This is a real urban neighbourhood eatery, complete with chatter and music
In 1664, the Dublin City Assembly voted to divide Oxmantown Green into 96 portions, while also allocating space for a new road and a large market. The area became known as Smithfield, probably after the place that hosted a similar market in London. The market itself, on Mary’s Lane, is sometimes referred to as Smithfield Market, although its official name has always been the Dublin Fruit and Vegetable Market.
I don’t often comment on service because I expect it to be good, but I have to say that our waiter is one of the loveliest I have encountered in a long time. He explains how our dumplings will take a bit of time, as they are made to order – we can have them in chilli oil or hot and sour soup – and he keeps our glasses filled with water throughout our short stay, which is less than an hour. When he’s not busy looking after everyone in the room, he shines glasses with the delicacy of a craftsman.

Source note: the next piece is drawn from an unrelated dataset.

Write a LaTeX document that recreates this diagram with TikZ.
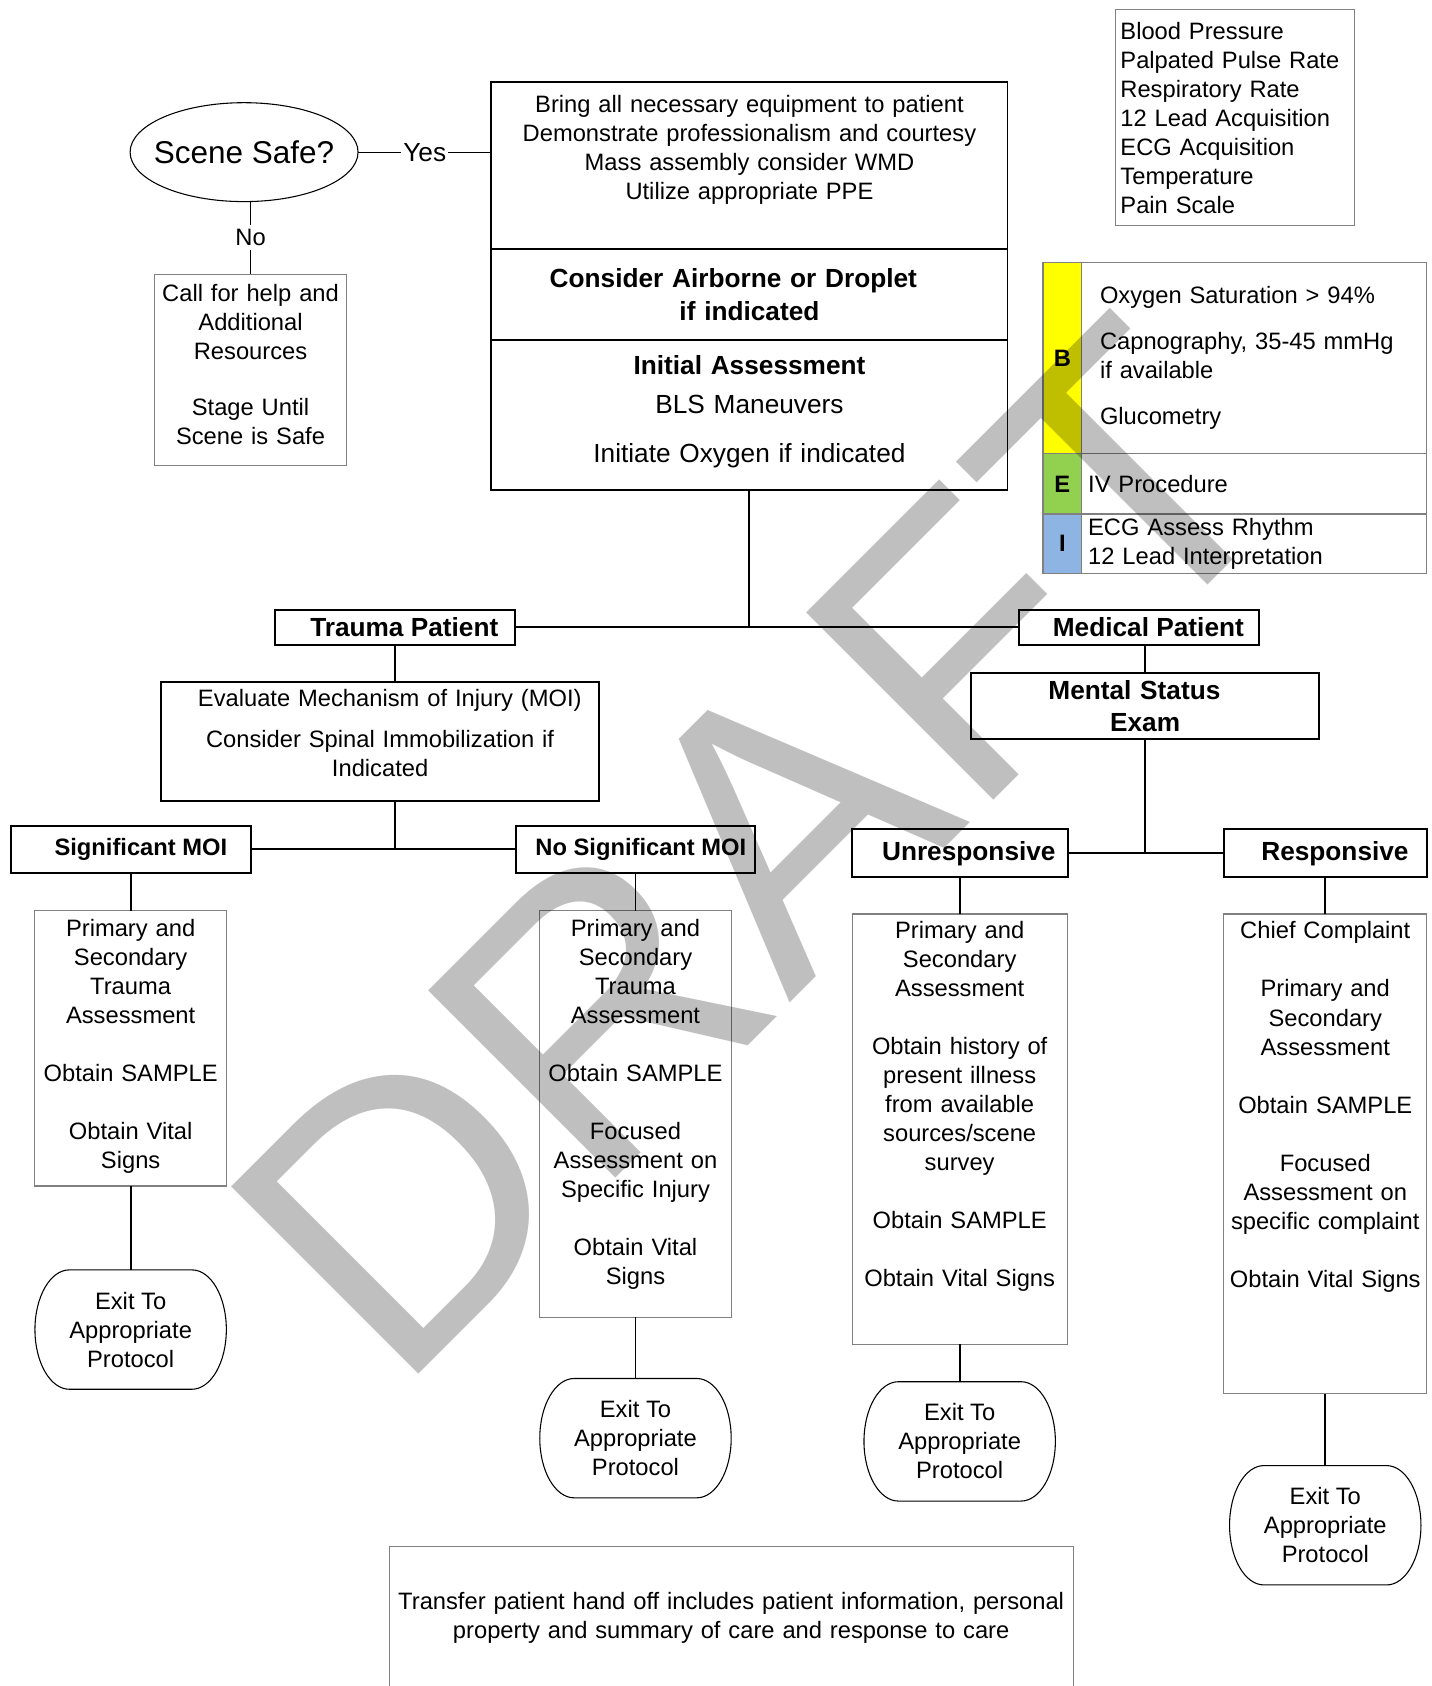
\documentclass[tikz,border=0pt]{standalone}
\usepackage{xcolor}
\usepackage{fontspec}
\setmainfont{Liberation Sans}
\usepackage{tikz}
\usetikzlibrary{positioning, shapes.geometric}

\definecolor{linegray}{gray}{0.5}
\definecolor{bfill}{RGB}{255,255,0}
\definecolor{efill}{RGB}{146,208,80}
\definecolor{ifill}{RGB}{141,180,226}
\newcommand{\txtnormal}{\fontsize{11.03}{13.5}\selectfont}
\newcommand{\txtlarge}{\fontsize{12.2}{15}\selectfont}

\begin{document}
\begin{tikzpicture}[x=0.5pt, y=-0.5pt,
    every node/.style = {inner sep=0pt, outer sep=0pt, font=\txtnormal},
    mainbox/.style = {draw, line width=0.9pt, align=center},
    header/.style = {mainbox, font=\txtlarge\bfseries},
    detailbox/.style = {draw=linegray, line width=0.5pt, align=center},
    cellbox/.style = {detailbox, minimum width=18pt, font=\txtnormal\bfseries},
    exitbox/.style = {align=center, minimum width=89pt, minimum height=55.5pt},
    link/.style = {line width=0.9pt}]
    \useasboundingbox (0,0) rectangle (1331,1568);
    \clip (0,0) rectangle (1331,1568);

    \node[detailbox, align=left, text width=106.5pt, inner xsep=2.5pt, minimum height=100.5pt] (vitals) at (1148.5,109.5)
      {Blood Pressure\\Palpated Pulse Rate\\Respiratory Rate\\12 Lead Acquisition\\ECG Acquisition\\Temperature\\Pain Scale};

    \node[draw, ellipse, line width=0.5pt, minimum width=106pt, minimum height=46pt, inner xsep=-6pt,
      font=\fontsize{14.65}{17}\selectfont] (scene) at (227,141.5) {Scene Safe?};

    \node[mainbox, text width=240pt, minimum height=78pt] (prep) at (697,154)
      {Bring all necessary equipment to patient\\Demonstrate professionalism and courtesy\\Mass assembly consider WMD\\Utilize appropriate PPE\rule[-17.3pt]{0pt}{0pt}};
    \node[header, text width=240pt, minimum height=42pt, below=0pt of prep] (infect)
      {Consider Airborne or Droplet\hspace*{15pt}\mbox{}\\if indicated};
    \node[mainbox, font=\txtlarge, text width=240pt, minimum height=70pt, below=0pt of infect] (initial)
      {\textbf{Initial Assessment}\\[3pt]BLS Maneuvers\\[7.5pt]Initiate Oxygen if indicated\rule[-5.6pt]{0pt}{0pt}};

    \node[detailbox, text width=89.5pt, minimum height=89pt] (help) at (233,344)
      {Call for help and\\Additional\\Resources\\[12.5pt]Stage Until\\Scene is Safe\rule[-5pt]{0pt}{0pt}};

    \draw[line width=0.5pt] (scene.east) -- node[fill=white, inner xsep=1pt, font=\txtlarge] (yes) {Yes} (scene.east -| prep.west);
    \draw[line width=0.5pt] (scene.south -| help.north) -- node[fill=white, inner ysep=2pt] (no) {No} (help.north);

    \node[cellbox, fill=bfill, minimum height=89pt] (bcell) at (988,333) {B};
    \node[detailbox, align=left, text width=143.5pt, inner xsep=8.5pt, minimum height=89pt, anchor=west] (btext) at (bcell.east)
      {Oxygen Saturation > 94\%\\[8pt]Capnography, 35-45 mmHg\\if available\\[8pt]Glucometry};
    \node[cellbox, fill=efill, minimum height=28pt, below=0pt of bcell] (ecell) {E};
    \node[detailbox, align=left, text width=154.5pt, inner xsep=3pt, minimum height=28pt, anchor=west] (etext) at (ecell.east)
      {IV Procedure};
    \node[cellbox, fill=ifill, minimum height=27.5pt, below=0pt of ecell] (icell) {I};
    \node[detailbox, align=left, text width=154.5pt, inner xsep=3pt, minimum height=27.5pt, anchor=west] (itext) at (icell.east)
      {ECG Assess Rhythm\\12 Lead Interpretation};

    \node[header, minimum width=111.5pt, minimum height=16.5pt] (trauma) at (367.5,583.5) {\hspace*{8.5pt}Trauma Patient};
    \node[header, minimum width=111.5pt, minimum height=16.5pt] (medical) at (1059.5,583.5) {\hspace*{8.5pt}Medical Patient};

    \node[mainbox, text width=203.5pt, minimum height=55.5pt] (moi) at (353.5,689.5)
      {\hspace*{9pt}Evaluate Mechanism of Injury (MOI)\\[5.5pt]Consider Spinal Immobilization if\\Indicated\rule[-7.5pt]{0pt}{0pt}};
    \node[mainbox, font=\txtnormal\bfseries, minimum width=111.5pt, minimum height=22pt] (sig) at (121.5,790) {\hspace*{9.5pt}Significant MOI};
    \node[mainbox, font=\txtnormal\bfseries, minimum width=111pt, minimum height=22pt] (nosig) at (591,790) {\hspace*{5pt}No Significant MOI};

    \node[header, text width=162pt, minimum height=30.5pt] (mental) at (1065,656.5) {Mental Status\hspace*{10pt}\mbox{}\\Exam};
    \node[header, minimum width=100.5pt, minimum height=22.5pt] (unresp) at (892.5,793.5) {\hspace*{8.5pt}Unresponsive};
    \node[header, minimum width=94.5pt, minimum height=22.5pt] (resp) at (1232.5,793.5) {\hspace*{9pt}Responsive};

    \node[detailbox, text width=89pt, minimum height=128pt, below=17.5pt of sig] (sigbox)
      {Primary and\\Secondary\\Trauma\\Assessment\\[13.5pt]Obtain SAMPLE\\[13.5pt]Obtain Vital\\Signs\rule[-4.3pt]{0pt}{0pt}};
    \node[detailbox, text width=89.5pt, minimum height=189pt, below=17.5pt of nosig] (nosigbox)
      {Primary and\\Secondary\\Trauma\\Assessment\\[13.5pt]Obtain SAMPLE\\[13.5pt]Focused\\Assessment on\\Specific Injury\\[13.5pt]Obtain Vital\\Signs\rule[-11.3pt]{0pt}{0pt}};
    \node[detailbox, text width=100pt, minimum height=200pt, below=17pt of unresp] (unrespbox)
      {Primary and\\Secondary\\Assessment\\[13.5pt]Obtain history of\\present illness\\from available\\sources/scene\\survey\\[13.5pt]Obtain SAMPLE\\[13.5pt]Obtain Vital Signs\rule[-23.3pt]{0pt}{0pt}};
    \node[detailbox, text width=94.5pt, minimum height=223pt, below=17pt of resp] (respbox)
      {Chief Complaint\\[13.5pt]Primary and\\Secondary\\Assessment\\[13.5pt]Obtain SAMPLE\\[13.5pt]Focused\\Assessment on\\specific complaint\\[13.5pt]Obtain Vital Signs\rule[-45.8pt]{0pt}{0pt}};

    \node[exitbox, below=39pt of sigbox] (sigexit) {Exit To\\Appropriate\\Protocol};
    \node[exitbox, below=28.5pt of nosigbox] (nosigexit) {Exit To\\Appropriate\\Protocol};
    \node[exitbox, below=17.5pt of unrespbox] (unrespexit) {Exit To\\Appropriate\\Protocol};
    \node[exitbox, below=33.5pt of respbox] (respexit) {Exit To\\Appropriate\\Protocol};
    \foreach \nm in {sigexit, nosigexit, unrespexit, respexit}
      \draw[line width=0.5pt] ([xshift=16pt]\nm.north west) -- ([xshift=-16pt]\nm.north east)
        arc[start angle=90, end angle=-90, x radius=16pt, y radius=27.75pt]
        -- ([xshift=16pt]\nm.south west)
        arc[start angle=270, end angle=90, x radius=16pt, y radius=27.75pt] -- cycle;

    \node[detailbox, text width=318pt, minimum height=66.5pt] (handoff) at (680,1504.5)
      {Transfer patient hand off includes patient information, personal\\property and summary of care and response to care};

    \draw[link] (trauma.east) -- (medical.west);
    \draw[link] (initial.south) -- (initial.south |- trauma.east);
    \draw[link] (trauma.south) -- (trauma.south |- moi.north);
    \draw[link] (trauma.south |- moi.south) -- (trauma.south |- sig.east);
    \draw[link] (sig.east) -- (nosig.west);
    \draw[link] (mental.north) -- (mental.north |- medical.south);
    \draw[link] (mental.south) -- (mental.south |- unresp.east);
    \draw[link] (unresp.east) -- (resp.west);
    \foreach \hdr/\dtl/\ext in {sig/sigbox/sigexit, nosig/nosigbox/nosigexit, unresp/unrespbox/unrespexit, resp/respbox/respexit}
      {\draw[link] (\hdr.south) -- (\dtl.north);
       \draw[link] (\dtl.south) -- (\ext.north);}

    \node[rotate=45, anchor=base west, text=black, text opacity=0.25,
      font=\fontsize{179}{179}\selectfont] (draft) at (369,1299) {DRAFT};
\end{tikzpicture}
\end{document}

Liang pi is a noodle dish that can be made from rice or wheat, depending on the region. Here it is made from a wheat dough which is rinsed in water, and the water, which is essentially the starch, is allowed to settle into a slurry. The excess water is removed from the bowl, and the paste is spooned on to a pan and steamed. The steamed dough is then cut into strips, making noodles.
Above the chatter and music, we can hear our biang biang noodles being made in the kitchen and see the action through the narrow hatch. According to Fuchsia Dunlop, who has written widely on Chinese food, one of the reasons that biang biang noodles are renowned is because their name is based on the most complicated of all Chinese characters.